Steganography is a method of hiding secret data into other common data by making it invisible to the viewer. It should not be confused with cryptography as it involves making the data indecipherable and not imperceptible. Encrypted data is visible to the eyes, and the viewer knows that there is some secret message, but he/she cannot read it. In contrast, steganography hides the private data in some other data, and the viewer cannot see the private data.

Image steganography is done by hiding the bits of personal data into an image.

It can be done using:

  • Least significant bit method.
  • Discrete Cosine transform method.


This method is a spatial domain method. This pixel information of the image is stored in one byte. The first bits containing the image information for every pixel are modified to store the hidden text. The initial condition is that the text to be stored has to be smaller or of equal size to the image used to hide the text.

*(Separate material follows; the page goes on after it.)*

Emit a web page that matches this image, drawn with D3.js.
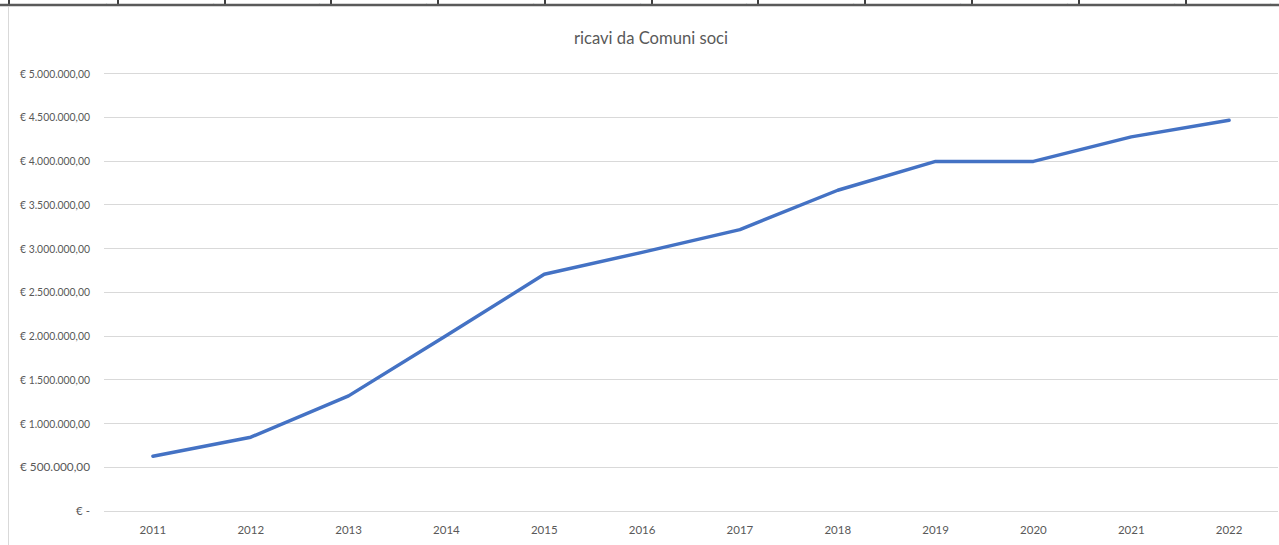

The LSB-based method is a spatial domain method. But this is vulnerable to cropping and noise. In this method, the MSB (most significant bits) of the message image to be hidden are stored in the LSB (least significant bits) of the image used as the cover image.

Since the original image’s LSB is altered, the original image does not change significantly, and the difference is barely perceptible even when both the original image and steganographic image are compared side by side.

This image shows how the least significant bit of input data is altered to generate the output image.

The least significant bits of all the input data are extracted and placed as the most significant bits to get the hidden data. This image is the hidden image.


Discrete Cosine Transform Steganography, also known as DCT, transforms the image from spatial domain to frequency domain. It separates the image into parts of differing importance. It separates the image into high, medium, and low-frequency components.